医療的ケア

 「医療的ケア」という言葉をご存じでしょうか。この言葉、厚生労働省などが使っているものではなく、いまのところそれほど広く知られたものではありません。でも、介護を要するかたにとってはたいへん重要なキーワードになっています。

 たとえば「爪を切る」や「目薬をさす」「軟膏をぬる」ことを、厚生労働省は「医療行為であって、医師や看護師以外の者が(業として)やってはいけないこと」としてきました。「業(ぎょう)として」というのは、言いかえれば仕事としてということであり、つまりたとえばホームヘルパーさんがそのご利用者にしてあげてはいけないということです。家族のかたがするのは「業として」ではないので問題はないと説明されています。なのにヘルパーさんがそれをすると「医師法違反」という違法行為に、厳密にいうと、なります。
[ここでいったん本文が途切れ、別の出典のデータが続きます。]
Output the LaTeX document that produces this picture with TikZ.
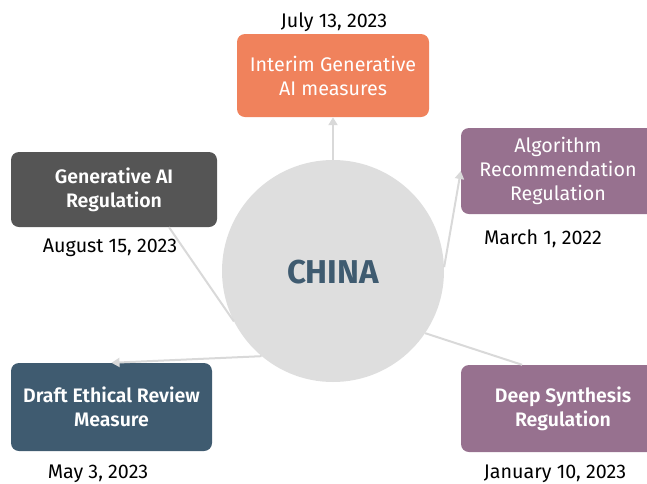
\documentclass[tikz,border=0pt]{standalone}
\usepackage{fontspec}
\setmainfont{Fira Sans}
\newfontfamily\semib{Fira Sans SemiBold}
\usetikzlibrary{arrows.meta,calc}
\definecolor{orng}{HTML}{F0825C}
\definecolor{dgray}{HTML}{555555}
\definecolor{purp}{HTML}{97718F}
\definecolor{bluec}{HTML}{3F5B70}
\definecolor{circ}{HTML}{DEDEDE}
\definecolor{linec}{HTML}{D9D9D9}
\tikzset{
  box/.style={rounded corners=8pt, inner sep=0pt, align=center, text=white, font=\fontsize{19.7}{24}\selectfont},
  sbox/.style={box, font=\semib\fontsize{19.5}{24}\selectfont},
  date/.style={inner sep=0pt, font=\fontsize{19.7}{22}\selectfont, text=black},
  conn/.style={draw=linec, line width=2pt},
  arr/.style={conn, -{Triangle[width=9pt,length=8pt]}}
}
\begin{document}
\begin{tikzpicture}[x=1pt,y=-1pt]
\useasboundingbox (0,0) rectangle (647,483);
\node[box, fill=orng, minimum width=192pt, minimum height=83pt] (interim) at (333,75.5) {Interim Generative\\AI measures};
\node[sbox, fill=dgray, minimum width=206pt, minimum height=75pt] (gen) at (114,189.5) {Generative AI\\Regulation};
\node[box, fill=purp, minimum width=194pt, minimum height=86pt] (alg) at (558,171) {Algorithm\\Recommendation\\Regulation};
\node[sbox, fill=bluec, minimum width=201pt, minimum height=88pt] (draft) at (111.5,407) {Draft Ethical Review\\Measure};
\node[sbox, fill=purp, minimum width=204pt, minimum height=87pt] (deep) at (563,408.5) {Deep Synthesis\\Regulation};
\node[circle, fill=circ, minimum size=222pt, inner sep=0pt] (c) at (333,271) {};
\node[text=bluec, font=\bfseries\fontsize{33}{36}\selectfont] (cn) at (333,272) {CHINA};
\draw[arr] (c.90) -- (interim.south);
\draw[arr] (c.2) -- (alg.west);
\draw[conn] (c.207) -- ($(gen.south)+(55,0)$);
\draw[arr] (c.230) -- (draft.north);
\draw[conn] (c.-34) -- ($(deep.north west)!0.3!(deep.north east)$);
\node[date] (d1) at (334,22) {July 13, 2023};
\node[date] (d2) at (110,248) {August 15, 2023};
\node[date] (d3) at (543,239) {March 1, 2022};
\node[date] (d4) at (98,474) {May 3, 2023};
\node[date] (d5) at (555,474) {January 10, 2023};
\end{tikzpicture}
\end{document}
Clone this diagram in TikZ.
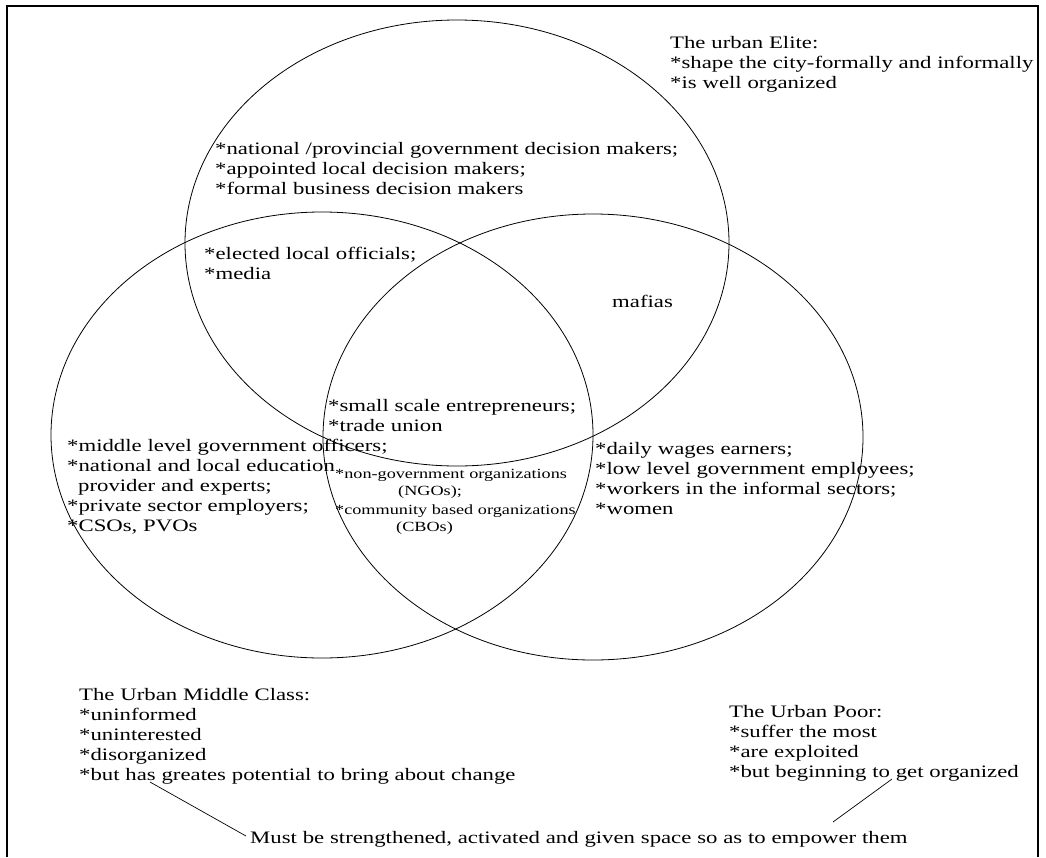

 先日「医療的ケア連絡協議会」という団体が旗揚げしました。私は請われてその事務局次長をおひきうけしていますが、その団体のひとつの目的は、ヘルパーさんなどの介護職員が痰の吸引をすることなどを認めてほしいというものです。前に書いた爪切りなどをはじめ、チューブからの流動食注入や、浣腸など、日常生活に密接に関係したいろいろな行為に関して、現状のままでは違法とされているのを、なんらかの形で合法的にしたいというのです。

 ご家族が痰の吸引などをして介護されていて、その手助けのために介護保険を使ってヘルパーさんにきてもらっても、ヘルパーさんが吸引をすることはできませんから、ご家族にとってはまったく負担がなくならないというのが現状です。またそのために基本的に介護職員しかいない施設の利用を断られるということもあります。

 痰の吸引やチューブからの栄養などは人ごとのように思われるかたもおられるかもしれません。でもことはそれほど簡単ではありません。

 たとえば独居生活をされている高齢者のかたの足の爪が伸びてきたとき、自分で切れる健康なかたは問題ありませんが、すこし身体が不自由になっていて、手の爪は切れるが足は無理、そういえば掃除などをしてもらうためにヘルパーさんがきてるからちょっと切ってもらおうかしらと思っても、それはヘルパーさんにはできないことなのです。手が届かない背中がかゆいので薬屋さんで買ってきたかゆみ止め軟膏をぬってもらうこともできません。建前からはそういうことなのです。

 しかし現実にはこれらは現場ではされてしまっています。つまり日本中の介護現場では違法行為がまかり通っていることになります。

 なにかにつけ「あいまいなままにしておく」傾向がこの国にはあるのかもしれませんが、ひとつまちがうと現場の介護職員個人が罪に問われることにもなります。ここはひとつはっきりとした形で、しかも「ダメなまま」はありえないことは爪切りや点眼の例でもお分かりいただけますでしょうから、合法化すべきだと思うのです。

 このような動きの「抵抗勢力」になるのが医療系の職能団体であるというのが医療者である私には悲しくもありますが、ほんとうに現場の状況を知っている人たちなら、きっとこのことは理解してくださるはず。

 いまは健康でもちょっと先のことは分からないのが生身の人間です。医療の問題はもちろんですが、介護の現実がどうなっているのかも、元気なうちに知っておくことが必要です。

 私自身も人ごとではないのです。